2.9 Bij de beantwoording van de vraag of in een bepaald geval een gerechtvaardigde grond voor vrees voor partijdigheid van een lid van het hof bestaat, is het standpunt van verzoeker belangrijk, maar niet doorslaggevend. Beslissend is of de twijfel van verzoeker aan de onpartijdigheid en deskundigheid van het lid van het hof, door objectieve factoren wordt gerechtvaardigd.
2.10 Daarnaast geldt dat het niet aan de wrakingskamer is een gegeven beslissing inhoudelijk te toetsen. Wraking kan immers niet fungeren als rechtsmiddel tegen onwelgevallige of onjuiste beslissingen.
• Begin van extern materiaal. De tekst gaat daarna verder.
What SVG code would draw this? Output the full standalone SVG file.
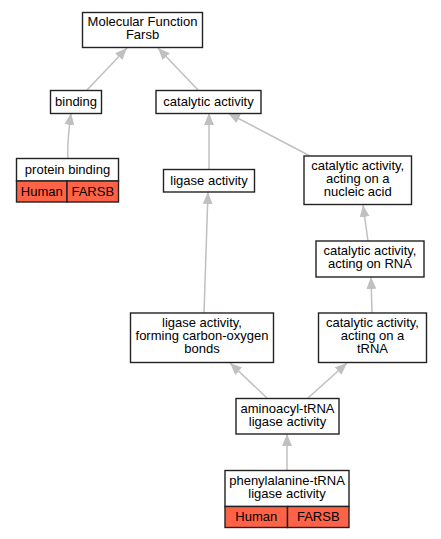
<svg xmlns="http://www.w3.org/2000/svg" width="441" height="539" viewBox="0 0 441 539">
<style>
.box{fill:#fff;stroke:#222;stroke-width:1.4}
.org{fill:#ff6347;stroke:#222;stroke-width:1.4}
.t{font-family:"Liberation Sans",Arial,sans-serif;font-size:13px;fill:#000;text-anchor:middle}
.e{fill:none;stroke:#c0c0c0;stroke-width:1.5}
</style>
<defs>
<marker id="ah" markerUnits="userSpaceOnUse" markerWidth="13" markerHeight="11" refX="12" refY="5" orient="auto">
<path d="M0,0 L12,5 L0,10 Z" fill="#c0c0c0"/>
</marker>
</defs>
<rect width="441" height="539" fill="#fff"/>
<g id="connectors">
<path class="e" marker-end="url(#ah)" d="M87,90 L127,48"/>
<path class="e" marker-end="url(#ah)" d="M198,90 L158,48"/>
<path class="e" marker-end="url(#ah)" d="M68,158 C67,145 69,128 71,113"/>
<path class="e" marker-end="url(#ah)" d="M209,169 L209,113"/>
<path class="e" marker-end="url(#ah)" d="M310,156 L228,113"/>
<path class="e" marker-end="url(#ah)" d="M368,241 L363,205"/>
<path class="e" marker-end="url(#ah)" d="M372,313 L371,277"/>
<path class="e" marker-end="url(#ah)" d="M204,313 L208,192"/>
<path class="e" marker-end="url(#ah)" d="M267,398 L230,363"/>
<path class="e" marker-end="url(#ah)" d="M308,398 L347,363"/>
<path class="e" marker-end="url(#ah)" d="M287,470 L287,434"/>
</g>
<g id="mf">
<rect class="box" x="82.5" y="12.5" width="120" height="35"/>
<text class="t" x="142.5" y="26">Molecular Function</text>
<text class="t" x="142.5" y="39">Farsb</text>
</g>
<g id="binding">
<rect class="box" x="50.5" y="90.5" width="51" height="23"/>
<text class="t" x="76" y="106">binding</text>
</g>
<g id="catalytic">
<rect class="box" x="156" y="90.5" width="105" height="23"/>
<text class="t" x="208.5" y="106">catalytic activity</text>
</g>
<g id="protein-binding">
<rect class="box" x="16.5" y="158.5" width="102" height="22.5"/>
<rect class="org" x="16.5" y="181" width="50.5" height="21"/>
<rect class="org" x="67" y="181" width="51.5" height="21"/>
<text class="t" x="67.5" y="174">protein binding</text>
<text class="t" x="41.75" y="196">Human</text>
<text class="t" x="92.75" y="196">FARSB</text>
</g>
<g id="ligase">
<rect class="box" x="163.5" y="169.5" width="91" height="22.5"/>
<text class="t" x="209" y="185">ligase activity</text>
</g>
<g id="nucleic">
<rect class="box" x="304" y="156" width="107.5" height="48.5"/>
<text class="t" x="357.75" y="170">catalytic activity,</text>
<text class="t" x="357.75" y="183">acting on a</text>
<text class="t" x="357.75" y="196">nucleic acid</text>
</g>
<g id="rna">
<rect class="box" x="316" y="241" width="108" height="36"/>
<text class="t" x="370" y="255">catalytic activity,</text>
<text class="t" x="370" y="268">acting on RNA</text>
</g>
<g id="carbon-oxygen">
<rect class="box" x="130.5" y="313" width="143" height="49.5"/>
<text class="t" x="202" y="327">ligase activity,</text>
<text class="t" x="202" y="340">forming carbon-oxygen</text>
<text class="t" x="202" y="353">bonds</text>
</g>
<g id="trna">
<rect class="box" x="318.5" y="313" width="108" height="49.5"/>
<text class="t" x="372.5" y="327">catalytic activity,</text>
<text class="t" x="372.5" y="340">acting on a</text>
<text class="t" x="372.5" y="353">tRNA</text>
</g>
<g id="aminoacyl">
<rect class="box" x="236" y="398.5" width="103" height="35.5"/>
<text class="t" x="287.5" y="413">aminoacyl-tRNA</text>
<text class="t" x="287.5" y="426">ligase activity</text>
</g>
<g id="phenylalanine">
<rect class="box" x="225" y="470.5" width="124" height="36"/>
<rect class="org" x="225" y="506.5" width="62.5" height="21"/>
<rect class="org" x="287.5" y="506.5" width="61.5" height="21"/>
<text class="t" x="287" y="485">phenylalanine-tRNA</text>
<text class="t" x="287" y="498">ligase activity</text>
<text class="t" x="256.25" y="521">Human</text>
<text class="t" x="318.25" y="521">FARSB</text>
</g>
</svg>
Het oordeel van het hof 2.11 Van hiervoor bedoelde uitzonderlijke omstandigheden is geen sprake. De door verzoeker beschreven gang van zaken op de zitting van 11 oktober 2024, levert naar het oordeel van de wrakingskamer geen ( objectieve vrees voor) mogelijke vooringenomenheid op. Het proces-verbaal van de zitting van 11 oktober 2024 biedt hiervoor ook geen aanwijzingen. De zaak is inhoudelijk besproken ter zitting en partijen, ook verzoeker, hebben hun standpunten kunnen verwoorden. Het vragenderwijs bespreken van deze standpunten is een gebruikelijke wijze van behandeling van een zaak op zitting en biedt geen aanknopingspunten voor de door objectieve factoren gerechtvaardigde vrees dat sprake zou zijn van vooringenomenheid. Veronderstelde onbekendheid met de procesorde, wat daar ook van zij, biedt dat evenmin.
2.12 Het wrakingsverzoek wordt daarom ongegrond verklaard.
3 BESLISSING
Het Hof van Discipline:
3.1 verklaart het wrakingsverzoek van 11 oktober 2024 van verzoeker ongegrond.
3.2 bepaalt dat de procedure wordt voortgezet in de stand waarin deze zich bevond ten tijde van het indienen van het wrakingsverzoek.
Deze beslissing is genomen door mr. J.D. Streefkerk, voorzitter, mrs. J.W.M. Tromp en J.A. Huijgen, leden, in tegenwoordigheid van M.H.A. Uri, griffier, en in het openbaar uitgesproken op 21 maart 2025.
griffier voorzitter
De beslissing is verzonden op 21 maart 2025.